Sullo strumento che Napolitano userà per dare un messaggio più forte del solito al Paese, ma soprattutto alla sua classe politica, non è ancora stato deciso, ma quello che si sa è che i punti su cui ruoterà questo messaggio saranno l’esigenza di ripristinare un giusto “bilanciamento tra i poteri dello Stato” e che qualsiasi investitura politica popolare, per quanto plebiscitaria, ha pur sempre “dei limiti dettati dalle regole della democrazia” che non possono in alcun modo essere disattesi.
E’ noto che il Cavaliere si è sempre fatto beffe dei messaggi di Napolitano, limitandosi ad usare con il Quirinale – comunque di malavoglia – alcune attenzioni per evitare che le sue leggi ad personam finissero tutte respinte ancor prima di arrivare al momento della firma del Colle. Da un po’ di tempo a questa parte, tuttavia, anche le buone maniere sono state messe da parte. La legge sul processo breve è l’ultimo esempio di questo dialogo interrotto – e male – tra governo e Quirinale. Il Capo dello Stato non sa nulla, ufficialmente, della prescrizione breve, né delle sue terribili conseguenze su alcuni dei processi più pesanti dell’ultima parte della storia Repubblicana. Ufficiosamente, invece, sa perfettamente dove vuole andare a parare il Cavaliere e ha fatto chiaramente capire, a chi lo segue da vicino, che così com’è uscita dalla Camera la legge lui non la firmerà mai. Stessa questione riguarderà, a breve, la legge sulle intercettazioni, che il Cavaliere vuole tirare fuori al più presto dalla polvere della commissione Giustizia della Camera per farla approvare (e stavolta in via definitiva) entro la fine di maggio, ma forse anche prima. E che dire, poi, di quell’altra legge appena presentata al Senato e gergalmente chiamata “processo lunghissimo”, a firma del peone di palazzo Madama, Franco Mugnai, che nel Pdl puntano a mandare avanti rapidamente.

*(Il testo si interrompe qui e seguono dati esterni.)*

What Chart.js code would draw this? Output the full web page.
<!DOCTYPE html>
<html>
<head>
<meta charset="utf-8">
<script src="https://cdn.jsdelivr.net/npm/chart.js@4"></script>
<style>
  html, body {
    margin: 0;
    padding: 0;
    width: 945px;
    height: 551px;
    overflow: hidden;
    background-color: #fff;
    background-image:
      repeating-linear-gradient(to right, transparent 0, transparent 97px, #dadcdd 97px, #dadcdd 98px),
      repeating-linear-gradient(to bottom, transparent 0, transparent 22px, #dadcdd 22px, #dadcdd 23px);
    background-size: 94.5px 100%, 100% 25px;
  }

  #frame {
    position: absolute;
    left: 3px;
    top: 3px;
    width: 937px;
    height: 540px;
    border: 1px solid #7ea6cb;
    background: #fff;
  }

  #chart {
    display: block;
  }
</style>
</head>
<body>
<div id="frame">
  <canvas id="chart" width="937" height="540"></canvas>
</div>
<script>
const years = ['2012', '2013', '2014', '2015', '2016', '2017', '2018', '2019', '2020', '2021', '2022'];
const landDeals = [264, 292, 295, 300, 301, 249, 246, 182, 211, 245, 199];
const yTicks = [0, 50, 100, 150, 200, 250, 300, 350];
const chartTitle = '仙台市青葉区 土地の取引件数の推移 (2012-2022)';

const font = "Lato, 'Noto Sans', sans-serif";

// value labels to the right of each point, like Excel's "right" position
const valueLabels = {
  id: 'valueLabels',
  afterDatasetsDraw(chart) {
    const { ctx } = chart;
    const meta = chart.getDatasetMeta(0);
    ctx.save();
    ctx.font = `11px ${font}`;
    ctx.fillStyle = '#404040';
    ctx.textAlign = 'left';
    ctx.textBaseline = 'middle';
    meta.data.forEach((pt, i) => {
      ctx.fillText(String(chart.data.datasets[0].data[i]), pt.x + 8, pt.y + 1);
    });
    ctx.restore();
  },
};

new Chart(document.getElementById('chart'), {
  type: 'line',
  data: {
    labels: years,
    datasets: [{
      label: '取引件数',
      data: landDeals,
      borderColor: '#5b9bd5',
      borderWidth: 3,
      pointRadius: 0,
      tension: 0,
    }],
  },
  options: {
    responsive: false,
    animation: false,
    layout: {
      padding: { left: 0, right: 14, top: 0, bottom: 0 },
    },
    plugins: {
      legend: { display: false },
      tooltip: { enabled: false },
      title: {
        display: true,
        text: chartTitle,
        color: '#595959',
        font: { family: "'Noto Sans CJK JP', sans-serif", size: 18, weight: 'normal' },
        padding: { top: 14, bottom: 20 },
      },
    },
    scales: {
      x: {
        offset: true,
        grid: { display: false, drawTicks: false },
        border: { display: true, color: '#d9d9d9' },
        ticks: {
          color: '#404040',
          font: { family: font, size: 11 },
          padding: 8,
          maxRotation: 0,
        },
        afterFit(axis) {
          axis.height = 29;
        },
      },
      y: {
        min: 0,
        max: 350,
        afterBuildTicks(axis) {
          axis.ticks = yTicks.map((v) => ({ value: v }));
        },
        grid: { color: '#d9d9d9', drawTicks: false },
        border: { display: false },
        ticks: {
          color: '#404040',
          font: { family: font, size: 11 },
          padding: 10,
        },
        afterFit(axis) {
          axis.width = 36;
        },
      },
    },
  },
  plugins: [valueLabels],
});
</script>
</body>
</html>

Insomma, un reticolo di nuove leggi per garantire l’impunità a Berlusconi che Napolitano non ha alcuna intenzione di avallare. Da un lato perché “un Parlamento totalmente bloccato sulle questioni giudiziarie del premier – sostengono fonti vicine al Capo dello Stato – non fanno che accrescere la sfiducia dei cittadini nella classe politica” e dall’altro perché si sta determinando – ed ogni giorno che passa diventa più profondo – un “allargamento del conflitto tra poteri dello Stato” a cui Napolitano è deciso a posse un freno. Questa settimana, dunque, mentre le truppe pidielline si muoveranno come formiche operose tra le commissioni si Camera e Senato per rendere più rapide possibili le discussioni sulle leggi che interessano al Caimano, il Capo dello Stato potrebbe far sentire la sua voce in modo più determinato (e determinante) del solito. Qualcuno ha ipotizzato che possa cogliere l’occasione della calendarizzazione, in commissione Giustizia del Senato, delprocesso breve per lanciare quello che non potrà più essere considerato solo un monito, ma un vero e proprio allarme per la democrazia.
D’altra parte, i toni del Cavaliere contro la magistratura, e in generale contro chi attenta alla sua impunità, sono destinati a salire nel corso delle prossime settimane. La campagna elettorale del Pdl, soprattutto a Milano e Napoli, ruoterà tutta intorno all’aggressione ai giudici, al presidente della Camera Fini, del quale continuerà a chiedere pubblicamente le dimissioni, e alla necessità di fare le riforme, prima fra tutte la Giustizia. E il clima che si sta creando, di contrapposizione pesante e di veleni, destano profondo allarme nel Capo dello Stato. Le indagini sull’ultimo episodio dei manifesti apparsi per le vie di Milano contro una magistratura paragonata alle Br sono seguite da vicino anche dal Colle, ovviamente preoccupato di una degenerazione poi difficilmente controllabile. Sapendo che Berlusconi continuerà a soffiare sul fuoco, convinto che lo scontro istituzionale più duro alla fine lo vedrà vincitore. Anche se i sondaggi dicono l’esatto contrario.